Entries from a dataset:
◇ ◇ ◇ ◇ ◇
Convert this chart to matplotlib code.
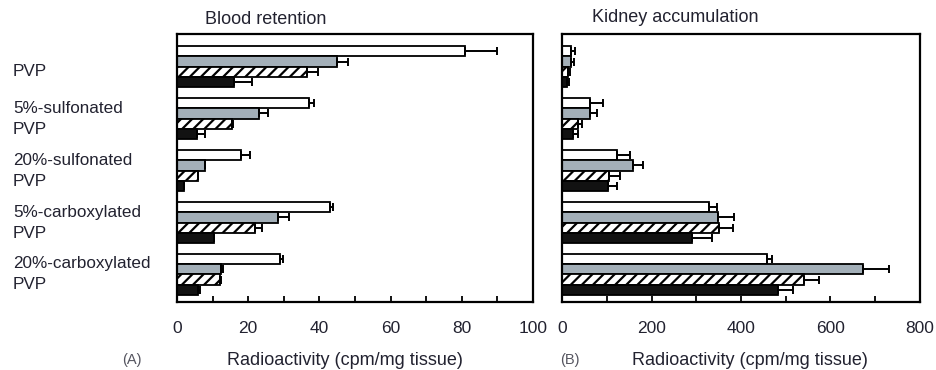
import numpy as np
import matplotlib
matplotlib.use('Agg')
import matplotlib.pyplot as plt
from matplotlib.transforms import blended_transform_factory

plt.rcParams['font.family'] = ['Liberation Sans', 'DejaVu Sans']
plt.rcParams['hatch.linewidth'] = 1.6

groups = ['PVP', '5%-sulfonated\nPVP', '20%-sulfonated\nPVP',
          '5%-carboxylated\nPVP', '20%-carboxylated\nPVP']

# blood retention (cpm/mg tissue), four bars per group, top to bottom
blood_white = [81, 37, 18, 43, 29]
blood_white_err = [9, 1.5, 2.5, 0.8, 0.8]
blood_grey = [45, 23, 8, 28.5, 12.5]
blood_grey_err = [3, 2.5, 0, 3, 0.5]
blood_hatch = [36.5, 15.5, 6, 22, 12]
blood_hatch_err = [3, 0.3, 0, 2, 0.3]
blood_black = [16, 5.5, 2, 10.5, 6]
blood_black_err = [5, 2.3, 0, 0, 0.5]

# kidney accumulation (cpm/mg tissue)
kidney_white = [21, 63, 123, 328, 458]
kidney_white_err = [7, 29, 29, 18, 11]
kidney_grey = [19, 63, 158, 349, 673]
kidney_grey_err = [7, 15, 23, 35, 58]
kidney_hatch = [13, 36, 105, 351, 541]
kidney_hatch_err = [4, 8, 24, 31, 33]
kidney_black = [11, 25, 102, 291, 483]
kidney_black_err = [4, 10, 21, 44, 33]

text_color = '#222230'
styles = [dict(color='white', hatch=None),
          dict(color='#a3afb8', hatch=None),
          dict(color='white', hatch='///'),
          dict(color='#121212', hatch=None)]


def draw_panel(ax, series, errs, xmax, major, minor, label_x):
    y = np.arange(len(groups))
    h = 0.2
    for k, (vals, err, st) in enumerate(zip(series, errs, styles)):
        pos = y + (k - 1.5) * h
        ax.barh(pos, vals, height=h, color=st['color'], hatch=st['hatch'],
                edgecolor='black', linewidth=1.3)
        ax.errorbar(vals, pos, xerr=[np.zeros(len(vals)), err], fmt='none',
                    ecolor='black', elinewidth=1.4, capsize=3, capthick=1.4)
    ax.set_xlim(0, xmax)
    ax.set_ylim(len(groups) - 1 + 0.53, -0.63)
    ax.set_yticks([])
    ax.set_xticks(np.arange(0, xmax + 1, major))
    ax.set_xticks(np.arange(0, xmax + 1, minor), minor=True)
    ax.tick_params(axis='x', which='both', direction='in', length=4, width=1.3,
                   labelsize=12.5, pad=14, colors='black', labelcolor=text_color)
    for s in ax.spines.values():
        s.set_linewidth(1.6)
    ax.set_xlabel('Radioactivity (cpm/mg tissue)', fontsize=13,
                  color=text_color)
    ax.xaxis.set_label_coords(label_x, -0.185)


fig = plt.figure(figsize=(9.37, 3.70), dpi=100)
ax1 = fig.add_axes([177 / 937, 68 / 370, 356 / 937, 268 / 370])
ax2 = fig.add_axes([562 / 937, 68 / 370, 358 / 937, 268 / 370])

draw_panel(ax1, [blood_white, blood_grey, blood_hatch, blood_black],
           [blood_white_err, blood_grey_err, blood_hatch_err, blood_black_err],
           100, 20, 10, 0.472)
draw_panel(ax2, [kidney_white, kidney_grey, kidney_hatch, kidney_black],
           [kidney_white_err, kidney_grey_err, kidney_hatch_err, kidney_black_err],
           800, 200, 100, 0.525)

# group labels on the far left
tr = blended_transform_factory(fig.transFigure, ax1.transData)
for i, lab in enumerate(groups):
    off = 0.1 if '\n' not in lab else 0.0
    ax1.text(13 / 937, i + off, lab, transform=tr, ha='left', va='center',
             fontsize=12.3, color=text_color, linespacing=1.5)

fig.text(205 / 937, 1 - 19 / 370, 'Blood retention', fontsize=13,
         color=text_color, ha='left', va='center')
fig.text(592 / 937, 1 - 17 / 370, 'Kidney accumulation', fontsize=13,
         color=text_color, ha='left', va='center')
fig.text(122 / 937, 1 - 360 / 370, '(A)', fontsize=10.5, color='#555560',
         ha='left', va='center')
fig.text(560 / 937, 1 - 360 / 370, '(B)', fontsize=10.5, color='#555560',
         ha='left', va='center')

fig.savefig('out.png', dpi=100)
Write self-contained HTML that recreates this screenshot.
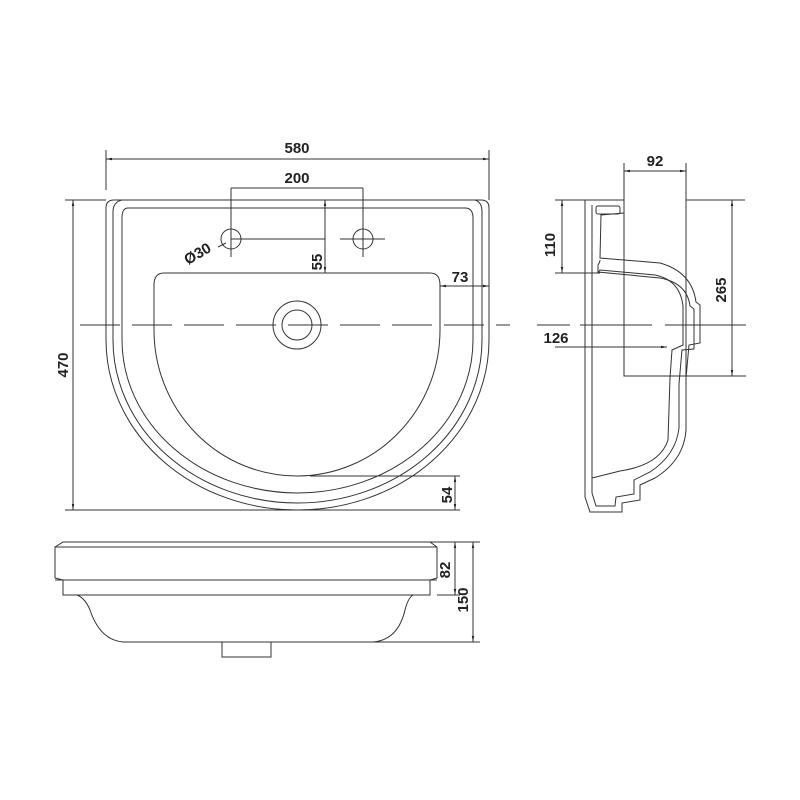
<!DOCTYPE html>
<html><head><style>html,body{margin:0;padding:0;background:#fff}svg{display:block}
text{font-family:"Liberation Sans",Arial,sans-serif;font-weight:bold;font-size:15px;fill:#222}</style></head>
<body>
<svg width="800" height="800" viewBox="0 0 800 800" xmlns="http://www.w3.org/2000/svg">
<defs><marker id="a" viewBox="0 0 10 10" refX="10" refY="5" markerWidth="6" markerHeight="6" orient="auto-start-reverse"><path d="M0,3 L10,5 L0,7z" fill="#222"/></marker></defs>
<g fill="none" stroke="#333" stroke-width="1">
<!-- top view -->
<path d="M114,200 L481,200 Q489,200 489,208 L489,340 A191.5,170 0 0 1 106,340 L106,208 Q106,200 114,200 Z"/>
<path d="M122,200 L475,200 Q482,202 482,212 L482,340 A184.5,163 0 0 1 113,340 L113,212 Q113,202 122,200"/>
<path d="M128,208 L465,208 Q473,208 473,218 L473,340 A175.5,153 0 0 1 122,340 L122,218 Q122,208 128,208 Z"/>
<path d="M164,273 L430,273 Q440,273 440,285 L440,330 A143,146 0 0 1 154,330 L154,285 Q154,273 164,273 Z"/>
<circle cx="297" cy="325" r="24"/><circle cx="297" cy="325" r="15"/>
<circle cx="231" cy="239" r="10"/><circle cx="363" cy="239" r="10"/>
<path d="M340,239 L385,239 M363,225 L363,257 M231,188 L231,257 M363,188 L363,225 M231,239 L325,239"/>
<path d="M80,325 L510,325" stroke-dasharray="40,12"/>
<path d="M106,150 L106,190 M489,150 L489,200"/>
<path d="M106,159 L489,159" marker-start="url(#a)" marker-end="url(#a)"/>
<path d="M231,188 L363,188"/>
<path d="M325,200 L325,273" marker-start="url(#a)" marker-end="url(#a)"/>
<path d="M440,286 L489,286" marker-start="url(#a)" marker-end="url(#a)"/>
<path d="M73,200 L73,510" marker-start="url(#a)" marker-end="url(#a)"/>
<path d="M65,200 L106,200 M65,510 L460,510 M310,476 L460,476"/>
<path d="M455,476 L455,510" marker-start="url(#a)" marker-end="url(#a)"/>
<path d="M218,247 L226,243"/>
<!-- side view -->
<path d="M624,171 L686,171" marker-start="url(#a)" marker-end="url(#a)"/>
<path d="M624,163 L624,376 L746,376 M686,163 L686,376 M686,200 L745,200 M555,200 L624,200 M555,273 L600,273"/>
<path d="M562,200 L562,273" marker-start="url(#a)" marker-end="url(#a)"/>
<path d="M732,200 L732,376" marker-start="url(#a)" marker-end="url(#a)"/>
<path d="M555,347 L667,347" marker-end="url(#a)"/>
<path d="M537,325 L570,325 M580,325 L652,325 M665,325 L746,325"/>
<path d="M585,200 L585,497 L590,512 L622,512 L622,503 L640,500 L640,485 L655,478 Q684,460 686,430 L686,378 L689,345 L700,343 L700,305 L696,302 Q692,272 660,263 L600,258 L601,215 L624,213 L624,200 Z"/>
<path d="M592,205 L592,493 L596,506 L615,506 L616,497 L634,494 L634,480 L650,472 Q676,455 679,428 L679,384 L682,350 L694,349 L694,309 L690,306 Q687,283 660,278 L598,272 L598,265 Q600,262 600,260"/>
<rect x="596" y="206" width="24" height="8" rx="2"/>
<path d="M598,273 L600,270 L655,275 Q680,280 683,306 L683,345 L672,350 L670,378 L668,440 Q660,465 620,471 L592,478"/>
<!-- front view -->
<path d="M63,542 L430,542 L437,547 L437,578 L430,580 L430,595 L63,595 L63,580 L55,578 L55,547 Z"/>
<path d="M55,547 L437,547 M55,580 L437,580"/>
<path d="M77,595 Q85,598 90,610 Q100,640 123,642 L373,642 Q398,640 405,610 Q408,598 413,595"/>
<path d="M222,642 L222,657 L271,657 L271,642"/>
<path d="M430,542 L480,542 M437,595 L460,595 M373,642 L480,642"/>
<path d="M455,542 L455,595" marker-start="url(#a)" marker-end="url(#a)"/>
<path d="M473,542 L473,642" marker-start="url(#a)" marker-end="url(#a)"/>
</g>
<text x="297" y="153" text-anchor="middle">580</text>
<text x="297" y="183" text-anchor="middle">200</text>
<text x="460" y="282" text-anchor="middle">73</text>
<text transform="translate(322,262) rotate(-90)" text-anchor="middle">55</text>
<text transform="translate(68,365) rotate(-90)" text-anchor="middle">470</text>
<text transform="translate(452,495) rotate(-90)" text-anchor="middle">54</text>
<text transform="translate(200,258) rotate(-30)" text-anchor="middle">Ø30</text>
<text x="655" y="166" text-anchor="middle">92</text>
<text transform="translate(555,245) rotate(-90)" text-anchor="middle">110</text>
<text transform="translate(726,290) rotate(-90)" text-anchor="middle">265</text>
<text x="556" y="343" text-anchor="middle">126</text>
<text transform="translate(450,570) rotate(-90)" text-anchor="middle">82</text>
<text transform="translate(468,600) rotate(-90)" text-anchor="middle">150</text>
</svg>
</body></html>
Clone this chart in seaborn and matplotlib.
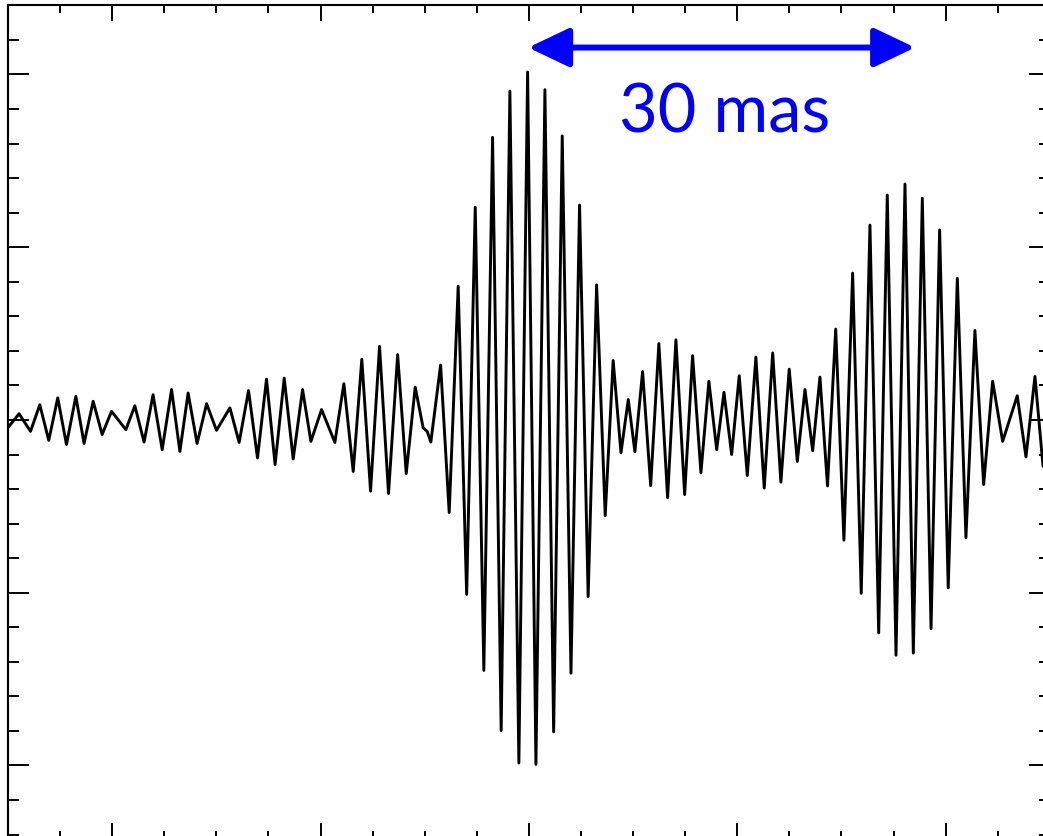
◇ ◇ ◇ ◇ ◇
▸ **WHAT TO WORK ON**
Reproduce only the lines of the records from the start up to and including the line that holds "plt.rcParams['hatch.linewidth'] = 1.6"; do not carry over any picture.

▸ **SOLUTION TO THIS TASK**
Convert this chart to matplotlib code.
import numpy as np
import matplotlib
matplotlib.use('Agg')
import matplotlib.pyplot as plt
from matplotlib.transforms import blended_transform_factory

plt.rcParams['font.family'] = ['Liberation Sans', 'DejaVu Sans']
plt.rcParams['hatch.linewidth'] = 1.6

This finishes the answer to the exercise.